Insetos são fonte alternativa de alimentação
A alta concentração de proteínas nas tanajuras não é uma exceção entre insetos. Justamente pelos nutrientes que podem ser encontrados neles, existem várias iniciativas para incentivar o consumo de insetos como alternativa para alimentação.
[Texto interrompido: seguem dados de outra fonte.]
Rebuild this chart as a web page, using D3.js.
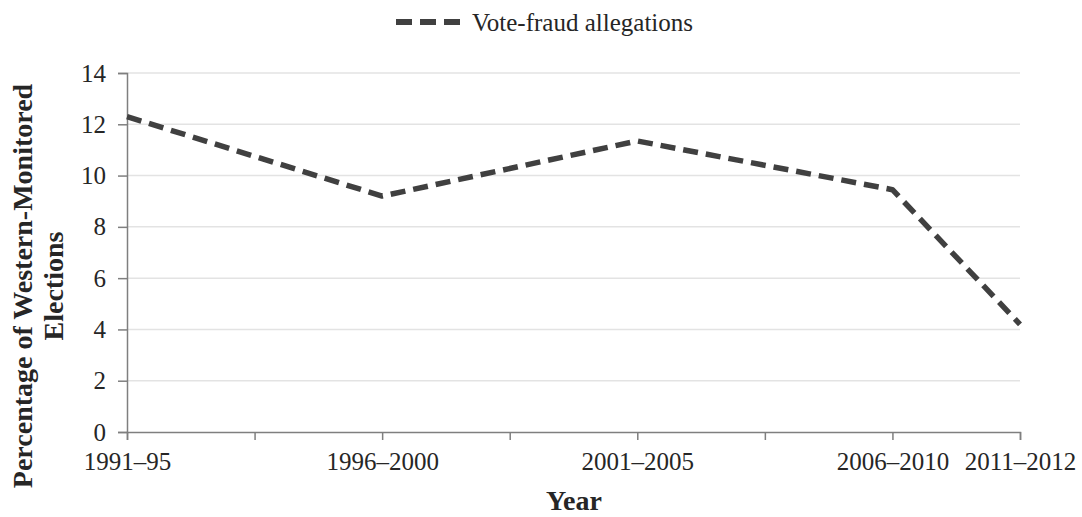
<!DOCTYPE html>
<html lang="en">
<head>
<meta charset="UTF-8">
<title>Vote-fraud allegations</title>
<script src="https://d3js.org/d3.v7.min.js"></script>
<style>
  body { margin: 0; background: #fff; }
  svg text { font-family: "Liberation Serif", "DejaVu Serif", serif; fill: #262626; }
</style>
</head>
<body>
<div id="chart"></div>
<script>
// data
const periods = ["1991–95", "1996–2000", "2001–2005", "2006–2010", "2011–2012"];
const periodPos = [0, 2, 4, 6, 7];   // position on the date-like axis (7 intervals)
const fraudPct = [12.3, 9.2, 11.35, 9.45, 4.2];
const yTicks = [0, 2, 4, 6, 8, 10, 12, 14];
const xTicks = [0, 1, 2, 3, 4, 5, 6, 7];

const width = 1082, height = 517;
const margin = {top: 73, right: 62, bottom: 85, left: 127};

const svg = d3.select("#chart").append("svg")
  .attr("width", width).attr("height", height);

const x = d3.scaleLinear().domain([0, 7]).range([margin.left, width - margin.right]);
const y = d3.scaleLinear().domain([0, 14]).range([height - margin.bottom, margin.top]);

// gridlines
svg.append("g")
  .selectAll("line")
  .data(yTicks.filter(d => d > 0))
  .enter().append("line")
  .attr("x1", x(0)).attr("x2", x(7))
  .attr("y1", d => y(d)).attr("y2", d => y(d))
  .attr("stroke", "#e3e3e3").attr("stroke-width", 1.5);

// y axis
const yAxis = svg.append("g")
  .attr("transform", `translate(${x(0)},0)`)
  .call(d3.axisLeft(y).tickValues(yTicks).tickSize(9).tickPadding(12));
yAxis.selectAll("text").style("font-size", "25px");

// x axis
const labelAt = new Map(periodPos.map((p, i) => [p, periods[i]]));
const xAxis = svg.append("g")
  .attr("transform", `translate(0,${y(0)})`)
  .call(d3.axisBottom(x).tickValues(xTicks).tickSize(8).tickPadding(12)
    .tickFormat(d => labelAt.get(d) || ""));
xAxis.selectAll("text").style("font-size", "25px");

svg.selectAll(".domain, .tick line")
  .attr("stroke", "#7f7f7f").attr("stroke-width", 1.5);

// line
const line = d3.line()
  .x((d, i) => x(periodPos[i]))
  .y(d => y(d));

svg.append("path")
  .datum(fraudPct)
  .attr("d", line)
  .attr("fill", "none")
  .attr("stroke", "#404040")
  .attr("stroke-width", 5.5)
  .attr("stroke-dasharray", "15 8")
  .attr("stroke-linejoin", "round");

// axis titles
svg.append("text")
  .attr("transform", "translate(32,286) rotate(-90)")
  .attr("text-anchor", "middle")
  .style("font-size", "28px").style("font-weight", "bold")
  .text("Percentage of Western-Monitored");
svg.append("text")
  .attr("transform", "translate(63,286) rotate(-90)")
  .attr("text-anchor", "middle")
  .style("font-size", "28px").style("font-weight", "bold")
  .text("Elections");

svg.append("text")
  .attr("x", 574).attr("y", 510)
  .attr("text-anchor", "middle")
  .style("font-size", "28px").style("font-weight", "bold")
  .text("Year");

// legend
const legend = svg.append("g").attr("transform", "translate(396,22)");
legend.append("line")
  .attr("x1", 0).attr("x2", 64).attr("y1", 0).attr("y2", 0)
  .attr("stroke", "#404040").attr("stroke-width", 6)
  .attr("stroke-dasharray", "16 8");
legend.append("text")
  .attr("x", 76).attr("y", 0).attr("dy", "0.35em")
  .style("font-size", "25px")
  .text("Vote-fraud allegations");
</script>
</body>
</html>
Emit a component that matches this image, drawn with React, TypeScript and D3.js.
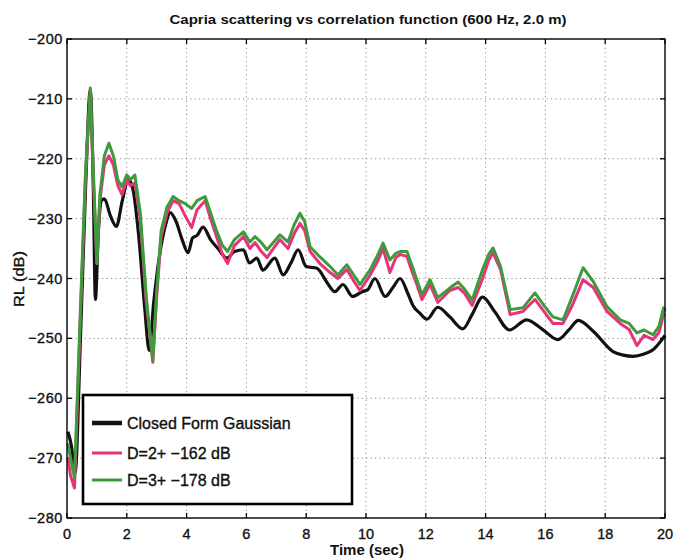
import React from "react";
import * as d3 from "d3";

const title = "Capria scattering vs correlation function (600 Hz, 2.0 m)";
const xLabel = "Time (sec)";
const yLabel = "RL (dB)";
const xTicks = [0, 2, 4, 6, 8, 10, 12, 14, 16, 18, 20];
const yTicks = [-200, -210, -220, -230, -240, -250, -260, -270, -280];

const seriesNames = ["Closed Form Gaussian", "D=2+ \u2212162 dB", "D=3+ \u2212178 dB"];
const seriesColors = ["#111111", "#e8337c", "#3f9a3c"];

const gaussT = [0.03, 0.15, 0.27, 0.45, 0.62, 0.78, 0.88, 0.95, 1.05, 1.15, 1.25, 1.45, 1.65, 1.85, 2.05, 2.2, 2.4, 2.6, 2.75, 2.9, 3.1, 3.3, 3.45, 3.65, 3.85, 4.05, 4.2, 4.35, 4.55, 4.8, 5.05, 5.35, 5.6, 5.9, 6.1, 6.35, 6.55, 6.95, 7.23, 7.5, 7.73, 8.0, 8.36, 8.7, 8.96, 9.23, 9.55, 9.87, 10.05, 10.3, 10.64, 10.9, 11.14, 11.4, 11.57, 11.8, 12.04, 12.4, 12.8, 13.24, 13.55, 13.9, 14.3, 14.8, 15.37, 15.9, 16.42, 16.8, 17.1, 17.6, 18.26, 18.6, 18.93, 19.3, 19.6, 20];
const gaussV = [-265.6, -268, -272.5, -250, -225, -208.5, -225, -243.5, -232, -227, -226.7, -229.5, -231.3, -227, -223.5, -225, -233, -245, -252, -244, -236, -231, -229, -230.5, -233.5, -235.7, -233.2, -232.8, -231.4, -233.5, -235, -236.6, -235.5, -235.2, -237.4, -236.6, -238.6, -236.6, -239.4, -237.3, -235.2, -238, -238.3, -240.7, -242.2, -241, -243, -242.2, -241.9, -240, -243, -241.5, -240, -242.5, -244.5, -245.8, -246.8, -244.8, -246.4, -248.4, -246, -243.1, -245.5, -248.6, -246.9, -248.5, -250.2, -248.5, -247, -248.8, -252.2, -252.8, -253, -252.6, -251.9, -249.5];

const dT = [0.03, 0.12, 0.25, 0.45, 0.62, 0.78, 0.88, 1.0, 1.1, 1.25, 1.4, 1.55, 1.7, 1.84, 2.0, 2.12, 2.27, 2.45, 2.65, 2.87, 3.0, 3.15, 3.35, 3.55, 3.75, 3.95, 4.17, 4.35, 4.62, 4.8, 5.0, 5.2, 5.37, 5.6, 5.9, 6.12, 6.29, 6.5, 6.69, 6.9, 7.12, 7.39, 7.6, 7.79, 7.95, 8.13, 8.46, 8.8, 9.06, 9.36, 9.6, 9.8, 10.13, 10.4, 10.57, 10.8, 11.0, 11.14, 11.37, 11.55, 11.7, 11.87, 12.14, 12.4, 12.8, 13.08, 13.3, 13.55, 13.9, 14.1, 14.25, 14.5, 14.82, 15.25, 15.65, 15.95, 16.25, 16.59, 16.9, 17.26, 17.6, 18.06, 18.5, 18.8, 19.06, 19.3, 19.6, 19.8, 19.95, 20];

const d3V = [-267.5, -270, -273.3, -245, -222, -208.2, -222, -237.5, -226, -219.5, -217.4, -219.5, -223.5, -224.7, -222.7, -223.5, -222.7, -229, -243, -253.6, -242, -232, -228, -226.3, -227, -227.5, -228.3, -227, -226.3, -229, -232, -234.5, -235.5, -233.5, -232.2, -233.9, -233, -234, -235.2, -234, -232.7, -233.9, -231, -229.1, -230.5, -234.7, -236.4, -238, -239.4, -237.7, -239.5, -241, -238.6, -236, -234.1, -236.9, -235.8, -235.5, -235.5, -238, -240.2, -242.7, -240.2, -243.2, -241.6, -240.6, -241.8, -243.6, -238.5, -236, -234.9, -238, -245.2, -244.9, -242.4, -244.5, -246.4, -246.9, -243, -238.2, -240.5, -244.7, -246.9, -247.5, -249.1, -248.6, -249.4, -248, -244.9, -245.5];

const d2V = [-270, -273, -275, -246, -223, -208.5, -223, -237.5, -227, -221, -219.5, -221, -224.5, -226, -223.5, -224.5, -224, -230, -244, -254, -243, -233, -229, -227, -227.5, -229.5, -231.5, -228.5, -227, -230, -233, -236, -237.5, -234.5, -233, -235, -234, -235.5, -236.5, -235, -233.5, -235, -232.5, -230.8, -232, -235.5, -237.5, -239, -240, -238.5, -240.5, -242, -239.5, -237, -235, -239, -236.5, -236, -236.3, -239, -241, -243.5, -241, -244, -242, -241.5, -242.5, -244.5, -240, -237, -235.7, -238.5, -246, -245.5, -243.5, -245.5, -247.5, -247.5, -244.5, -240.2, -241.5, -245.5, -247.5, -248.5, -251.2, -249.5, -250.2, -249, -246, -246];

const W = 675;
const H = 558;
const M = { left: 67, right: 665, top: 39, bottom: 518 };

export default function App() {
  const x = d3.scaleLinear().domain([0, 20]).range([M.left, M.right]);
  const y = d3.scaleLinear().domain([-280, -200]).range([M.bottom, M.top]);

  const smooth = d3
    .line<[number, number]>()
    .x((d) => x(d[0]))
    .y((d) => y(d[1]))
    .curve(d3.curveMonotoneX);
  const jag = d3
    .line<[number, number]>()
    .x((d) => x(d[0]))
    .y((d) => y(d[1]))
    .curve(d3.curveLinear);

  const gPts = gaussT.map((t, i) => [t, gaussV[i]] as [number, number]);
  const p2 = dT.map((t, i) => [t, d2V[i]] as [number, number]);
  const p3 = dT.map((t, i) => [t, d3V[i]] as [number, number]);

  const font = "'Liberation Sans', Arial, Helvetica, sans-serif";
  const tickLen = 5;

  const legX = 83, legY = 395, legW = 269, legH = 109;
  const legRows = [423, 453, 480];
  const ink = { fill: "#111", stroke: "#111", strokeWidth: 0.35 };

  return (
    <svg
      width={W}
      height={H}
      style={{ position: "absolute", left: 0, top: 0, background: "#fff" }}
      fontFamily={font}
    >
      <rect x={0} y={0} width={W} height={H} fill="#fff" />
      {/* grid */}
      {xTicks.slice(1, -1).map((t) => (
        <line key={"gx" + t} x1={x(t)} x2={x(t)} y1={M.top} y2={M.bottom}
          stroke="#8a8a8a" strokeWidth={1} strokeDasharray="1.2,3.2" />
      ))}
      {yTicks.slice(1, -1).map((v) => (
        <line key={"gy" + v} x1={M.left} x2={M.right} y1={y(v)} y2={y(v)}
          stroke="#8a8a8a" strokeWidth={1} strokeDasharray="1.2,3.2" />
      ))}
      {/* ticks */}
      {xTicks.map((t) => (
        <g key={"tx" + t}>
          <line x1={x(t)} x2={x(t)} y1={M.bottom} y2={M.bottom - tickLen} stroke="#000" strokeWidth={1.3} />
          <line x1={x(t)} x2={x(t)} y1={M.top} y2={M.top + tickLen} stroke="#000" strokeWidth={1.3} />
          <text x={x(t)} y={539} textAnchor="middle" fontSize={14.5} {...ink}>{t}</text>
        </g>
      ))}
      {yTicks.map((v) => (
        <g key={"ty" + v}>
          <line x1={M.left} x2={M.left + tickLen} y1={y(v)} y2={y(v)} stroke="#000" strokeWidth={1.3} />
          <line x1={M.right} x2={M.right - tickLen} y1={y(v)} y2={y(v)} stroke="#000" strokeWidth={1.3} />
          <text x={63} y={y(v) + 5} textAnchor="end" fontSize={14.5} letterSpacing={0.6} {...ink}>
            {String(v).replace("-", "\u2212")}
          </text>
        </g>
      ))}
      {/* series */}
      <path d={smooth(gPts) || ""} fill="none" stroke={seriesColors[0]} strokeWidth={3.2} strokeLinejoin="round" />
      <path d={jag(p2) || ""} fill="none" stroke={seriesColors[1]} strokeWidth={3} strokeLinejoin="round" />
      <path d={jag(p3) || ""} fill="none" stroke={seriesColors[2]} strokeWidth={3} strokeLinejoin="round" />
      {/* frame */}
      <rect x={M.left} y={M.top} width={M.right - M.left} height={M.bottom - M.top}
        fill="none" stroke="#000" strokeWidth={1.4} />
      {/* legend */}
      <rect x={legX} y={legY} width={legW} height={legH} fill="#fff" stroke="#000" strokeWidth={2.6} />
      {seriesNames.map((n, i) => (
        <g key={n}>
          <line x1={92} x2={122} y1={legRows[i]} y2={legRows[i]} stroke={seriesColors[i]}
            strokeWidth={i === 0 ? 4.5 : 3} />
          <text x={127} y={legRows[i] + 6} fontSize={16} {...ink}>{n}</text>
        </g>
      ))}
      {/* labels */}
      <text x={368} y={24} textAnchor="middle" fontSize={13} fontWeight="bold" textLength={397}
        lengthAdjust="spacingAndGlyphs" fill="#111">{title}</text>
      <text x={367} y={555} textAnchor="middle" fontSize={15} fontWeight="bold" fill="#111">{xLabel}</text>
      <text transform={`translate(24,279) rotate(-90)`} textAnchor="middle" fontSize={14}
        textLength={56} lengthAdjust="spacingAndGlyphs" {...ink}>{yLabel}</text>
    </svg>
  );
}
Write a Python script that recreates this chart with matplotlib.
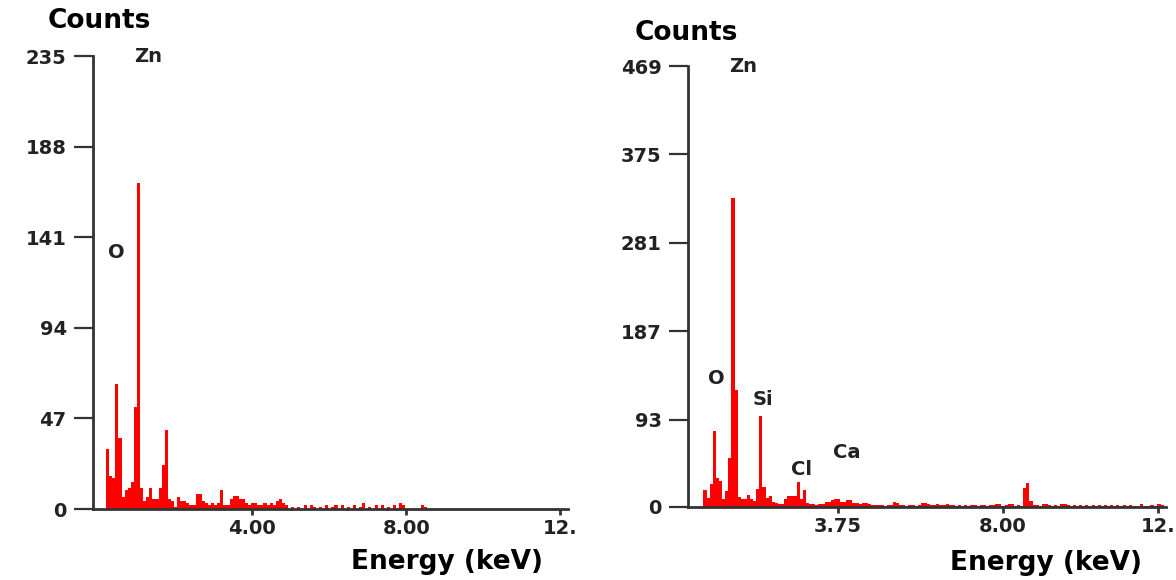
import numpy as np
import matplotlib.pyplot as plt

# EDS spectrum, left sample (energy = left edge of channel, keV)
left_energy = [0.22, 0.30, 0.38, 0.46, 0.54, 0.62, 0.70, 0.78, 0.86, 0.94,
               1.02, 1.10, 1.18, 1.26, 1.34, 1.42, 1.50, 1.58, 1.66, 1.74,
               1.82, 1.90, 1.98, 2.06, 2.14, 2.22, 2.30, 2.38, 2.46, 2.54,
               2.62, 2.70, 2.78, 2.86, 2.94, 3.02, 3.10, 3.18, 3.26, 3.34,
               3.42, 3.50, 3.58, 3.66, 3.74, 3.82, 3.90, 3.98, 4.06, 4.14,
               4.22, 4.30, 4.38, 4.46, 4.54, 4.62, 4.70, 4.78, 4.86,
               5.02, 5.18, 5.34, 5.50, 5.58, 5.74, 5.90, 6.06, 6.14, 6.30,
               6.46, 6.62, 6.78, 6.86, 7.02, 7.18, 7.34, 7.50, 7.66, 7.82,
               7.90, 8.38, 8.46]
left_counts = [31, 17, 16, 65, 37, 6, 10, 11, 14, 53,
               169, 11, 4, 6, 11, 5, 5, 11, 23, 41,
               5, 4, 1, 6, 4, 4, 3, 2, 2, 8,
               8, 4, 3, 2, 3, 2, 3, 10, 2, 2,
               5, 7, 7, 5, 5, 3, 2, 3, 3, 2,
               2, 3, 2, 3, 2, 4, 5, 3, 2,
               1, 1, 2, 2, 1, 1, 2, 1, 2, 2,
               1, 2, 1, 3, 1, 2, 2, 1, 2, 3,
               2, 2, 1]

# EDS spectrum, right sample
right_energy = [0.28, 0.36, 0.44, 0.52, 0.60, 0.68, 0.76, 0.84, 0.92, 1.00,
                1.08, 1.16, 1.24, 1.32, 1.40, 1.48, 1.56, 1.64, 1.72, 1.80,
                1.88, 1.96, 2.04, 2.12, 2.20, 2.28, 2.36, 2.44, 2.52, 2.60,
                2.68, 2.76, 2.84, 2.92, 3.00, 3.08, 3.16, 3.24, 3.32, 3.40,
                3.48, 3.56, 3.64, 3.72, 3.80, 3.88, 3.96, 4.04, 4.12, 4.20,
                4.28, 4.36, 4.44, 4.52, 4.60, 4.68, 4.76, 4.84, 4.92, 5.00,
                5.08, 5.16, 5.24, 5.32, 5.40, 5.48, 5.56, 5.64, 5.72, 5.80,
                5.88, 5.96, 6.04, 6.12, 6.20, 6.28, 6.36, 6.44, 6.52, 6.60,
                6.68, 6.76, 6.84, 6.92, 7.00, 7.08, 7.16, 7.24, 7.32, 7.40,
                7.48, 7.56, 7.64, 7.72, 7.80, 7.88, 7.96, 8.04, 8.12, 8.20,
                8.28, 8.36, 8.44, 8.52, 8.60, 8.68, 8.76, 8.84, 8.92, 9.00,
                9.08, 9.16, 9.24, 9.32, 9.40, 9.48, 9.56, 9.64, 9.72, 9.80,
                9.88, 9.96, 10.04, 10.12, 10.20, 10.28, 10.36, 10.44, 10.52, 10.60,
                10.68, 10.76, 10.84, 10.92, 11.00, 11.08, 11.16, 11.24, 11.32, 11.40,
                11.52, 11.60, 11.70, 11.80, 11.90, 11.98, 12.06]
right_counts = [18, 10, 24, 81, 31, 28, 9, 17, 52, 329,
                124, 11, 8, 8, 13, 9, 6, 19, 97, 21,
                10, 12, 5, 4, 3, 3, 8, 12, 12, 12,
                27, 8, 18, 4, 3, 3, 2, 3, 3, 5,
                5, 7, 8, 8, 5, 5, 7, 7, 4, 4,
                3, 4, 4, 3, 2, 2, 2, 2, 1, 2,
                2, 5, 4, 2, 2, 1, 2, 2, 1, 2,
                4, 4, 3, 2, 2, 3, 2, 2, 3, 2,
                2, 1, 2, 1, 2, 1, 2, 2, 1, 2,
                2, 1, 2, 2, 3, 3, 1, 2, 3, 3,
                1, 2, 1, 20, 25, 6, 2, 2, 1, 3,
                3, 2, 1, 2, 1, 3, 3, 2, 1, 2,
                1, 2, 1, 2, 1, 2, 1, 2, 1, 2,
                1, 2, 1, 2, 1, 2, 1, 2, 1, 1,
                3, 1, 1, 2, 1, 3, 2]

left_yticks = [0, 47, 94, 141, 188, 235]
right_yticks = [0, 93, 187, 281, 375, 469]
left_xticks = [4.0, 8.0, 12.0]
left_xlabels = ['4.00', '8.00', '12.']
right_xticks = [3.75, 8.0, 12.0]
right_xlabels = ['3.75', '8.00', '12.']

left_peaks = [('Zn', 1.30, 235), ('O', 0.49, 133)]
right_peaks = [('Zn', 1.30, 469), ('O', 0.61, 137), ('Si', 1.82, 114),
               ('Cl', 2.80, 40), ('Ca', 3.98, 58)]

axis_col = '#333333'

fig = plt.figure(figsize=(11.76, 5.8), dpi=100)
ax1 = fig.add_axes([0.0791, 0.1224, 0.404, 0.781])
ax2 = fig.add_axes([0.585, 0.1259, 0.4065, 0.7603])


def draw_panel(ax, energy, counts, yticks, xticks, xlabels, peaks):
    ax.bar(energy, counts, width=0.08, align='edge', color='#ff0000',
           linewidth=0)
    ax.set_xlim(-0.12, 12.2)
    ax.set_ylim(0, yticks[-1])
    for s in ['top', 'right']:
        ax.spines[s].set_visible(False)
    for s in ['left', 'bottom']:
        ax.spines[s].set_color(axis_col)
        ax.spines[s].set_linewidth(2.0)
    ax.set_yticks(yticks)
    ax.set_yticklabels([str(t) for t in yticks])
    ax.set_xticks(xticks)
    ax.set_xticklabels(xlabels)
    ax.tick_params(axis='y', direction='out', length=14, width=1.6,
                   color=axis_col, pad=5, labelsize=14, labelcolor='#222222')
    ax.tick_params(axis='x', direction='out', length=4, width=2.0,
                   color=axis_col, pad=3, labelsize=14, labelcolor='#222222')
    for lab in ax.get_yticklabels() + ax.get_xticklabels():
        lab.set_fontweight('bold')
    for name, x, y in peaks:
        ax.text(x, y, name, ha='center', va='center', fontsize=14,
                fontweight='bold', color='#222222', clip_on=False)


draw_panel(ax1, left_energy, left_counts, left_yticks, left_xticks,
           left_xlabels, left_peaks)
draw_panel(ax2, right_energy, right_counts, right_yticks, right_xticks,
           right_xlabels, right_peaks)

# axis titles
fig.text(99 / 1176, 1 - 21 / 580, 'Counts', ha='center', va='center',
         fontsize=19, fontweight='bold', color='black')
fig.text(686 / 1176, 1 - 33 / 580, 'Counts', ha='center', va='center',
         fontsize=19, fontweight='bold', color='black')
fig.text(447 / 1176, 1 - 562 / 580, 'Energy (keV)', ha='center', va='center',
         fontsize=19, fontweight='bold', color='black')
fig.text(1046 / 1176, 1 - 563 / 580, 'Energy (keV)', ha='center', va='center',
         fontsize=19, fontweight='bold', color='black')

fig.savefig('out.png', dpi=100)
“Tanto ele é um produto que tem um benefício para o ambiente, em comparação com outros tipos de proteína, como de gado, porque diminui impacto ambiental na camada de ozônio, diminui o consumo de água, o maltrato do solo. Mas com relação a nutrição, a gente sabe que eles têm um grande teor de proteína, alguns minerais, alguns ácidos graxos também, que tem algumas gorduras que são benéficas para o nosso organismo. Então eles têm várias vantagens”, aponta o professor Paulo Henrique Machado.
Conforme o docente, a criação de insetos para consumo em larga escala, em cativeiros, apresenta uma produtividade maior do que a do gado ou do frango, com um espaço menor de produção.
Na UFC, a startup Protomega, criada por estudantes, está desenvolvendo um trabalho voltado para o processamento de insetos em itens alimentícios. Utilizando larvas de tenébrio, conhecidas como larva-da-farinha, eles produzem azeite e farinha.
Receita preparada a partir de insumos feitos com insetos pela startup Protomega, criada na UFC — Foto: Divulgação/Protomega
No momento, o projeto é voltado para o mercado exterior, uma vez que o Brasil, por enquanto, proíbe a comercialização de alimentos à base de insetos. Machado, no entanto, acredita que o consumo destes itens tem espaço para crescer, no Brasil e em outros lugares.
“Se o consumidor, e já tem pesquisa mostrando isso, se consumidor não ver o inseto inteiro, ele tem mais propensão a querer consumir aquilo. Então, por exemplo, na farinha, ele fica parecendo uma farinha integral. A gente já tem feito panqueca a partir dele, pode fazer cookie, bolo. Então ele pode entrar e substituir uma parte do outro alimento, no caso de uma farinha, dentro daquela receita”, afirma.